I would argue that this system of organized deviation or the capitalization of “spillage”, happens at every instant and in every category of seperation; of people, of communities, of States, of neurological zones, questioning how we draw boundaries and more interestingly how these boundaries or limits are put to use, in a series of spiralling pressure-points that are what drives things on and makes then what they are. This driving on not only cuts blatantly through any idea of contained “Place” but uses the very restrictions of endings, border and boundaries as a kind of compression pump where restriction and expansion are played into a complex and responsive syntax of movement, delay and counter-movement.(1)

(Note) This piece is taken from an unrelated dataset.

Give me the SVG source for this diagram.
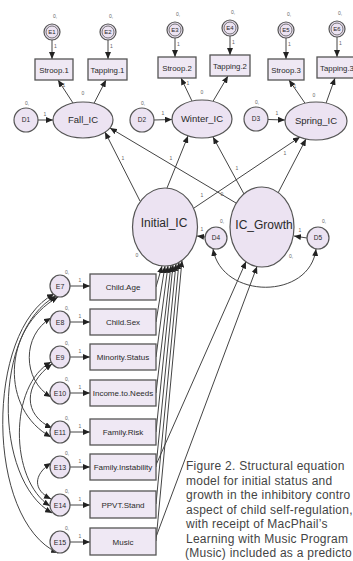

To hold, grasp, encounter this syntax is like trying to hold the wind. It is a system of asymmetrical velocities and the intersection points and cross-currents that these give rise to are what gives us the windy day. Ultimately however it is our experience of that windy day as the currents intersect on the surface of our body, that makes it recognizeable to us. How we are placed and the way we modify that alignment as the wind plays out its course across our face is how the wind comes into operation for us on that day. Our skin is the litmus paper to the windy day just as the surface of the building records, interprets and affects the passage of the rain. As time goes on our features are engraved with these currents that build up like sediments just as if we were a piece of land onto which could be read the weather fronts of passing years. Through constant observation and surveilance from afar the dynamic trends that are “us” are hardened into facts and the landscape turns to Atlas. Who holds the Atlas in their hands depends on who holds the power of this distant gaze but has this any relationship at all with the man and the wind?